-- Start of Records for this task --

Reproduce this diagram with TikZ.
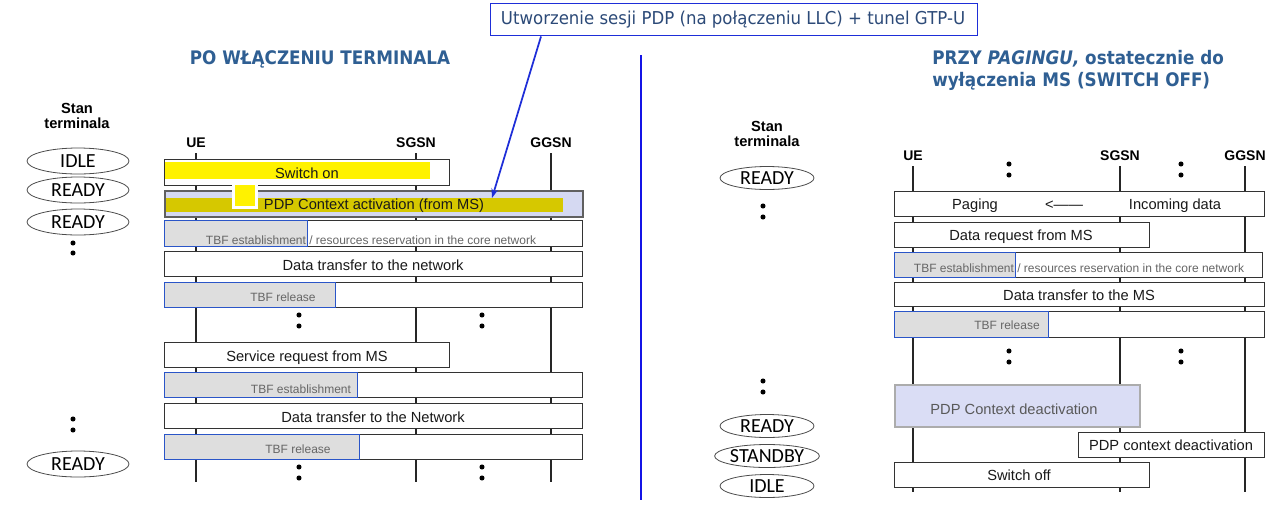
\documentclass[tikz,border=0pt]{standalone}
\usepackage{fontspec}
\setmainfont{Liberation Sans}
\newfontfamily\carl{Carlito}
\newfontfamily\dvs{DejaVu Sans}
\usetikzlibrary{shapes.geometric,arrows.meta}
\definecolor{titleblue}{HTML}{2F5F93}
\definecolor{hlyellow}{HTML}{FFF200}
\definecolor{hlolive}{HTML}{D6C800}
\definecolor{lav}{HTML}{D5D9F2}
\definecolor{lavb}{HTML}{DADDF5}
\definecolor{tbfblue}{HTML}{2A55C8}
\definecolor{callblue}{HTML}{1E2ED8}
\definecolor{calltext}{HTML}{2C4A78}
\definecolor{sepblue}{HTML}{1414E6}
\definecolor{tbfgray}{HTML}{DEDEDE}
\newcommand{\mybox}[6]{\node[#6,anchor=north west,minimum width={(#4-#2)*0.75pt},minimum height={(#5-#3)*0.75pt}] (#1) at (#2,#3) {};}
\tikzset{
  msgbox/.style={draw=black!80, line width=0.9pt, fill=white, inner sep=0, rectangle},
  tbfbox/.style={draw=tbfblue, line width=1.1pt, fill=tbfgray, inner sep=0, rectangle},
  pdpbox/.style={draw=gray!75!black, line width=1.5pt, fill=lav, inner sep=0, rectangle},
  pdpdbox/.style={draw=gray!65, line width=1.2pt, fill=lavb, inner sep=0, rectangle},
  callbox/.style={draw=callblue, line width=1.1pt, fill=white, inner sep=0, rectangle},
  btxt/.style={font=\fontsize{11}{13}\selectfont, inner sep=0, text=black!90, text height=0.92em, text depth=0pt},
  gtxt/.style={font=\fontsize{9}{11}\selectfont, inner sep=0, text=black!60, text height=0.92em, text depth=0pt},
  lbl/.style={font=\bfseries\fontsize{10.5}{12}\selectfont, inner sep=0, text height=0.72em, text depth=0pt},
  stan/.style={font=\bfseries\fontsize{11}{12.5}\selectfont, inner sep=0, align=center},
  stL/.style={ellipse, draw=black!70, line width=0.6pt, inner sep=0, minimum width=76.5pt, minimum height=19.5pt, font=\carl\fontsize{15}{15}\selectfont},
  stR/.style={ellipse, draw=black!70, line width=0.6pt, inner sep=0, minimum width=70.5pt, minimum height=17.25pt, font=\carl\fontsize{15}{15}\selectfont},
  life/.style={line width=0.8pt, black!85},
  ttl/.style={font=\dvs\bfseries\fontsize{14}{17}\selectfont, text=titleblue, inner sep=0, xscale=0.9}
}
\begin{document}
\begin{tikzpicture}[x=0.75pt,y=-0.75pt]
\useasboundingbox (0,0) rectangle (1284,508);
\fill[white] (0,0) rectangle (1284,508);

% ---------- callout ----------
\mybox{call}{490}{3}{977}{35}{callbox}
\node[font=\dvs\fontsize{13.3}{15}\selectfont, text=calltext, inner sep=0, xscale=0.935] (callt) at (733,20) {Utworzenie sesji PDP (na połączeniu LLC) + tunel GTP-U};

% ---------- separator ----------
\coordinate (septop) at (641,55);
\coordinate (sepbot) at (641,500);
\draw[sepblue, line width=2.2pt] (septop) -- (sepbot);

% ---------- left title ----------
\node[ttl] (ltitle) at (320,59) {PO WŁĄCZENIU TERMINALA};

% ---------- left states ----------
\node[stan] (lstan) at (77,116) {Stan\\[-1pt]terminala};
\node[stL] (ls1) at (78,161) {IDLE};
\node[stL] (ls2) at (78,190) {READY};
\node[stL] (ls3) at (78,222) {READY};
\node[stL] (ls4) at (78,464) {READY};
\foreach \x/\y in {73/243,73/253,73/419,73/430}{\fill (\x,\y) circle (1.9pt);}

% ---------- left lifelines ----------
\node[lbl] (lue) at (196,143) {UE};
\node[lbl] (lsg) at (416,143) {SGSN};
\node[lbl] (lgg) at (551,143) {GGSN};
\coordinate (lueb) at (196,482);
\coordinate (lsgb) at (416,482);
\coordinate (lggb) at (551,482);
\draw[life, shorten <=4pt] (lue.south) -- (lueb);
\draw[life, shorten <=4pt] (lsg.south) -- (lsgb);
\draw[life, shorten <=4pt] (lgg.south) -- (lggb);

% ---------- left boxes ----------
\mybox{b1}{164}{159}{449}{185}{msgbox}
\fill[hlyellow] (165,162) rectangle (430,179);
\node[btxt] (b1t) at (307,172) {Switch on};

\mybox{b2}{164}{190}{582}{216}{pdpbox}
\fill[hlolive] (166,198) rectangle (563,212);
\fill[white] (232,182) rectangle (258,209);
\fill[hlyellow] (235,185) rectangle (255,206);
\node[btxt] (b2t) at (374,203) {PDP Context activation (from MS)};

\mybox{b3}{164}{220}{582}{246}{msgbox}
\mybox{b3g}{164}{220}{307}{246}{tbfbox}
\node[gtxt] (b3t) at (371,238) {TBF establishment / resources reservation in the core network};

\mybox{b4}{164}{251}{582}{276}{msgbox}
\node[btxt] (b4t) at (373,264) {Data transfer to the network};

\mybox{b5}{164}{282}{582}{307}{msgbox}
\mybox{b5g}{164}{282}{335}{307}{tbfbox}
\node[gtxt] (b5t) at (283,295) {TBF release};

\foreach \x/\y in {299/315,299/326,482/315,482/326}{\fill (\x,\y) circle (1.9pt);}

\mybox{b6}{164}{342}{449}{367}{msgbox}
\node[btxt] (b6t) at (307,355) {Service request from MS};

\mybox{b7}{164}{372}{582}{397}{msgbox}
\mybox{b7g}{164}{372}{357}{397}{tbfbox}
\node[gtxt] (b7t) at (301,387) {TBF establishment};

\mybox{b8}{164}{403}{582}{428}{msgbox}
\node[btxt] (b8t) at (373,416) {Data transfer to the Network};

\mybox{b9}{164}{434}{582}{459}{msgbox}
\mybox{b9g}{164}{434}{359}{459}{tbfbox}
\node[gtxt] (b9t) at (298,447) {TBF release};

\foreach \x/\y in {299/467,299/478,482/467,482/478}{\fill (\x,\y) circle (1.9pt);}

% ---------- callout arrow ----------
\coordinate (arrtip) at (492,198);
\draw[callblue, line width=1.3pt, -{Stealth[length=7pt,width=5pt]}] ([xshift=38.25pt]call.south west) -- (arrtip);

% ---------- right title ----------
\node[ttl, anchor=west] (rt1) at (932,59) {PRZY \textit{PAGINGU,} ostatecznie do};
\node[ttl, anchor=west] (rt2) at (932,81) {wyłączenia MS (SWITCH OFF)};

% ---------- right states ----------
\node[stan] (rstan) at (767,134) {Stan\\[-1pt]terminala};
\node[stR] (rs1) at (767,178) {READY};
\node[stR] (rs2) at (767,426) {READY};
\node[stR] (rs3) at (767,456) {STANDBY};
\node[stR] (rs4) at (767,486) {IDLE};
\foreach \x/\y in {763/206,763/217,763/381,763/392}{\fill (\x,\y) circle (1.9pt);}

% ---------- right lifelines ----------
\node[lbl] (rue) at (913,156) {UE};
\node[lbl] (rsg) at (1120,156) {SGSN};
\node[lbl] (rgg) at (1245,156) {GGSN};
\coordinate (rueb) at (913,492);
\coordinate (rsgb) at (1120,492);
\coordinate (rggb) at (1245,492);
\draw[life, shorten <=4pt] (rue.south) -- (rueb);
\draw[life, shorten <=4pt] (rsg.south) -- (rsgb);
\draw[life, shorten <=4pt] (rgg.south) -- (rggb);
\foreach \x/\y in {1009/164,1009/175,1181/164,1181/175}{\fill (\x,\y) circle (1.9pt);}

% ---------- right boxes ----------
\mybox{c1}{894}{191}{1264}{216}{msgbox}
\node[btxt] (c1a) at (975,203) {Paging};
\node[btxt] (c1b) at (1064,203) {<——};
\node[btxt] (c1c) at (1175,203) {Incoming data};

\mybox{c2}{894}{222}{1149}{247}{msgbox}
\node[btxt] (c2t) at (1021,234) {Data request from MS};

\mybox{c3}{894}{252}{1262}{277}{msgbox}
\mybox{c3g}{894}{252}{1015}{277}{tbfbox}
\node[gtxt] (c3t) at (1079,266) {TBF establishment / resources reservation in the core network};

\mybox{c4}{894}{282}{1264}{306}{msgbox}
\node[btxt] (c4t) at (1079,294) {Data transfer to the MS};

\mybox{c5}{894}{311}{1264}{337}{msgbox}
\mybox{c5g}{894}{311}{1048}{337}{tbfbox}
\node[gtxt] (c5t) at (1007,323) {TBF release};

\foreach \x/\y in {1009/351,1009/362,1181/351,1181/362}{\fill (\x,\y) circle (1.9pt);}

\mybox{c6}{894}{384}{1139}{426}{pdpdbox}
\node[btxt, text=black!65] (c6t) at (1014,408) {PDP Context deactivation};

\mybox{c7}{1078}{432}{1264}{457}{msgbox}
\node[btxt] (c7t) at (1171,444) {PDP context deactivation};

\mybox{c8}{894}{462}{1149}{487}{msgbox}
\node[btxt] (c8t) at (1019,474) {Switch off};
\end{tikzpicture}
\end{document}
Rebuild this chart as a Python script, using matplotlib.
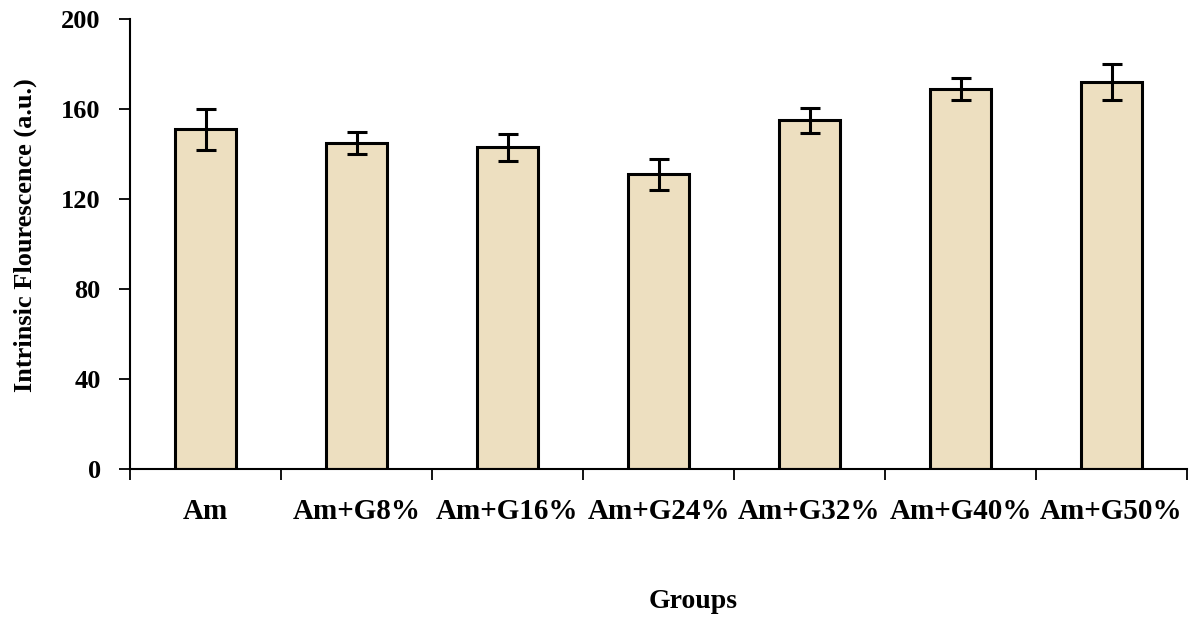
import matplotlib
matplotlib.use("Agg")
import matplotlib.pyplot as plt
import numpy as np

categories = ["Am", "Am+G8%", "Am+G16%", "Am+G24%", "Am+G32%", "Am+G40%", "Am+G50%"]
values = [151, 145, 143, 131, 155, 169, 172]
errors = [9, 5, 6, 7, 5.5, 5, 8]
yticks = [0, 40, 80, 120, 160, 200]

plt.rcParams['font.family'] = ['Liberation Serif', 'DejaVu Serif']
plt.rcParams['font.weight'] = 'bold'

fig = plt.figure(figsize=(11.91, 6.22), dpi=100)
ax = fig.add_axes([130/1191, 1-469/622, 1057/1191, 450/622])

x = np.arange(len(categories))
ax.bar(x, values, width=0.4, color="#EDDFC0", edgecolor="black", linewidth=2.2, zorder=2)
ax.errorbar(x, values, yerr=errors, fmt="none", ecolor="black", elinewidth=2.2,
            capsize=7, capthick=2.2, zorder=3)

ax.set_xlim(-0.5, len(categories) - 0.5)
ax.set_ylim(0, 200)
ax.set_yticks(yticks)
ax.set_yticklabels([str(t) for t in yticks], fontsize=19, fontweight='bold')

ax.set_xticks(np.arange(len(categories) + 1) - 0.5)
ax.set_xticklabels([])
ax.set_xticks(x, minor=True)
ax.set_xticklabels(categories, minor=True, fontsize=21, fontweight='bold')
ax.tick_params(axis='x', which='minor', length=0, pad=21)
ax.tick_params(axis='x', which='major', length=8, width=1.3, direction='out')
ax.tick_params(axis='y', which='major', length=8, width=1.3, direction='out', pad=13)

for s in ["top", "right"]:
    ax.spines[s].set_visible(False)
ax.spines["left"].set_linewidth(1.5)
ax.spines["bottom"].set_linewidth(1.5)

fig.text(25/1191, 1-235/622, "Intrinsic Flourescence (a.u.)", rotation=90,
         ha="center", va="center", fontsize=19, fontweight='bold')
fig.text(693/1191, 1-602/622, "Groups", ha="center", va="center", fontsize=20, fontweight='bold')

fig.savefig("out.png", dpi=100)
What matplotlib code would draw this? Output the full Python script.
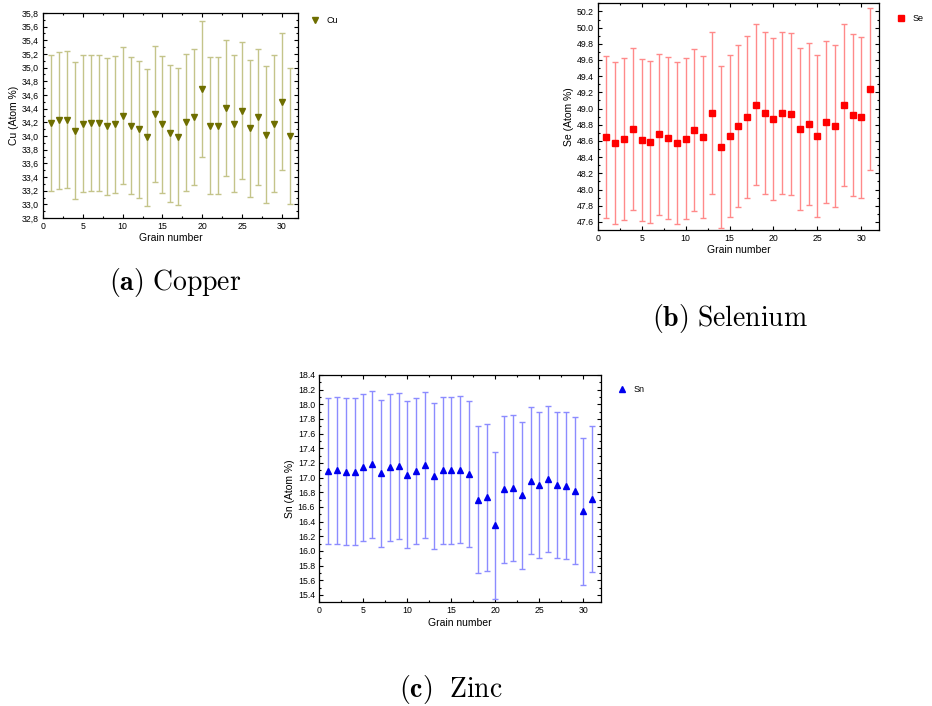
import matplotlib
matplotlib.use('Agg')
import matplotlib.pyplot as plt
from matplotlib.lines import Line2D
from matplotlib.ticker import MultipleLocator, FuncFormatter

plt.rcParams['font.family'] = ['Liberation Sans', 'DejaVu Sans']
plt.rcParams['mathtext.fontset'] = 'cm'

grain = list(range(1, 32))

cu = [34.19, 34.23, 34.24, 34.08, 34.18, 34.19, 34.19, 34.14, 34.17, 34.30,
      34.15, 34.10, 33.98, 34.32, 34.17, 34.04, 33.99, 34.20, 34.28, 34.69,
      34.15, 34.15, 34.41, 34.18, 34.37, 34.11, 34.28, 34.02, 34.18, 34.50, 34.00]
se = [48.65, 48.57, 48.62, 48.75, 48.61, 48.59, 48.68, 48.64, 48.57, 48.63,
      48.73, 48.65, 48.95, 48.52, 48.66, 48.78, 48.90, 49.05, 48.94, 48.87,
      48.94, 48.93, 48.75, 48.81, 48.66, 48.83, 48.78, 49.04, 48.92, 48.89, 49.24]
sn = [17.09, 17.10, 17.08, 17.08, 17.14, 17.18, 17.06, 17.14, 17.16, 17.04,
      17.09, 17.17, 17.02, 17.10, 17.10, 17.11, 17.05, 16.70, 16.73, 16.35,
      16.84, 16.86, 16.76, 16.96, 16.90, 16.98, 16.90, 16.89, 16.82, 16.54, 16.71]
err = 1.0

fig = plt.figure(figsize=(9.32, 7.06), dpi=100)


def panel(rect, y, label, marker, mcolor, ecolor, ylim, ylabel, leg_xy, comma=False):
    ax = fig.add_axes(rect)
    ax.errorbar(grain, y, yerr=err, fmt=marker, color=mcolor, ecolor=ecolor,
                elinewidth=1.0, capsize=2.5, capthick=1.0, markersize=5, zorder=3)
    ax.set_xlim(0, 32)
    ax.set_ylim(*ylim)
    ax.xaxis.set_major_locator(MultipleLocator(5))
    ax.xaxis.set_minor_locator(MultipleLocator(2.5))
    ax.yaxis.set_major_locator(MultipleLocator(0.2))
    ax.yaxis.set_minor_locator(MultipleLocator(0.1))
    if comma:
        ax.yaxis.set_major_formatter(FuncFormatter(lambda v, p: f'{v:.1f}'.replace('.', ',')))
    else:
        ax.yaxis.set_major_formatter(FuncFormatter(lambda v, p: f'{v:.1f}'))
    ax.tick_params(which='both', direction='in', top=True, right=True, labelsize=6.3, width=0.8)
    ax.tick_params(which='major', length=3, pad=3)
    ax.tick_params(which='minor', length=1.5)
    for s in ax.spines.values():
        s.set_linewidth(0.9)
    ax.set_xlabel('Grain number', fontsize=7.5, labelpad=1.5)
    ax.set_ylabel(ylabel, fontsize=7.5, labelpad=2)
    handle = Line2D([], [], linestyle='none', marker=marker, color=mcolor, markersize=5)
    ax.legend([handle], [label], loc='center left', bbox_to_anchor=leg_xy, frameon=False,
              fontsize=6.5, handlelength=1.0, handletextpad=0.8, borderpad=0, borderaxespad=0)
    return ax


panel([0.0461, 0.6912, 0.2736, 0.2904], cu, 'Cu', 'v', '#6e6e00', '#c4c48a',
      (32.8, 35.8), 'Cu (Atom %)', (1.049, 0.961), comma=True)
panel([0.6413, 0.6742, 0.3018, 0.3211], se, 'Se', 's', '#ff0000', '#ff8a8a',
      (47.5, 50.3), 'Se (Atom %)', (1.062, 0.931))
panel([0.3426, 0.1469, 0.3023, 0.3220], sn, 'Sn', '^', '#0000ee', '#8c8cff',
      (15.3, 18.4), 'Sn (Atom %)', (1.059, 0.934))

fig.text(175 / 932, 1 - 282 / 706, r'$\mathbf{(a)}\ \mathrm{Copper}$', fontsize=20,
         ha='center', va='center')
fig.text(730 / 932, 1 - 318 / 706, r'$\mathbf{(b)}\ \mathrm{Selenium}$', fontsize=20,
         ha='center', va='center')
fig.text(451 / 932, 1 - 689 / 706, r'$\mathbf{(c)}\ \ \mathrm{Zinc}$', fontsize=20,
         ha='center', va='center')

fig.savefig('out.png', dpi=100)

-- End of Records for this task --

Skip the pictures and repeat, word for word, the lines from the one containing "What matplotlib code" to the one containing "grain = list(range(1, 32))", keeping both of those lines.

What matplotlib code would draw this? Output the full Python script.
import matplotlib
matplotlib.use('Agg')
import matplotlib.pyplot as plt
from matplotlib.lines import Line2D
from matplotlib.ticker import MultipleLocator, FuncFormatter

plt.rcParams['font.family'] = ['Liberation Sans', 'DejaVu Sans']
plt.rcParams['mathtext.fontset'] = 'cm'

grain = list(range(1, 32))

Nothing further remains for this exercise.